Rodriguez sprays balls all over the field, with his whippy, loose hands allowing him to control the barrel and make adjustments. He uses a line-drive swing with gap power, and while he could add more pop with added strength, he’s not likely to become a big home run hitter. An average runner, Rodriguez can stay in center field, but his tick below-average arm is short for right field.

Once he was healthy enough to play this season, Rodriguez began in the Arizona League but was bumped up to Rocky Mountain after just seven games. Despite being more than two years younger than the league average age, Rodriguez showed off a polished hit tool and strong bat-to-ball skills in hitting .331/.350/.424 across 157 plate appearances. That translated to a 105 wRC+ in the hitter-friendly environs of the Pioneer League. Rodriguez punched out only 20 times, or 12.5% of his plate appearances, and was able to keep the defense on their toes by spraying the ball all over the field (34% pull/29% middle/37% oppo). Listed at just 5’10” and 150 lbs, Rodriguez has tons of room to add strength and good weight in order to add more pop to his bat.

Later on down the list at #18 is backstop Nick Kahle:

Kahle had a solid, three-year career at Washington after playing high school ball in the Los Angeles area with White Sox prospect Blake Rutherford. He stood out most for his work behind the plate in his pro debut, as he’s a plus defender with soft hands, lateral quickness and good receiving skills. Kahle’s arm grades as average, but he still threw out more than 50 percent of basestealers both in his final college season and in a small sample in the Pioneer League.

A compact swing and an advanced feel for the strike zone will allow Kahle to be enough of an offensive force to complement his defense. He’s more of a doubles hitter with some opposite field power. Kahle was noted both in college and in his pro debut for his outstanding makeup.

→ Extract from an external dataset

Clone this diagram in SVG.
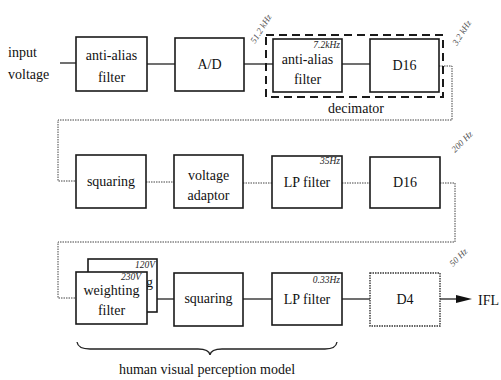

”He’s very, very mature,” Rocky Mountain manager Nestor Corredor said. “He knows his game.”

Kahle went straight to the Pioneer League after the Brewers selected him in the fourth round and his advanced collegiate bat immediately translated to the professional game. In 40 games and 163 plate appearances for the Vibes, Kahle batted .255/.350/.475 for a 116 wRC+. The 21 year old showed a bit of swing-and-miss in his game (22.1% strikeout rate), but he also drew plenty of walks (12.3%) and drove six balls over the fence among his 18 extra-base hits. Behind the plate, Kahle threw out 8 of 15 would-be base thieves (53%) and was charged with only a single error in 17 games (he also split time along with Jose Sibrian and Luis Avalo). The 21 year old earned a late-season promotion to Class A-Advanced Carolina, where he started two games to close out the campaign.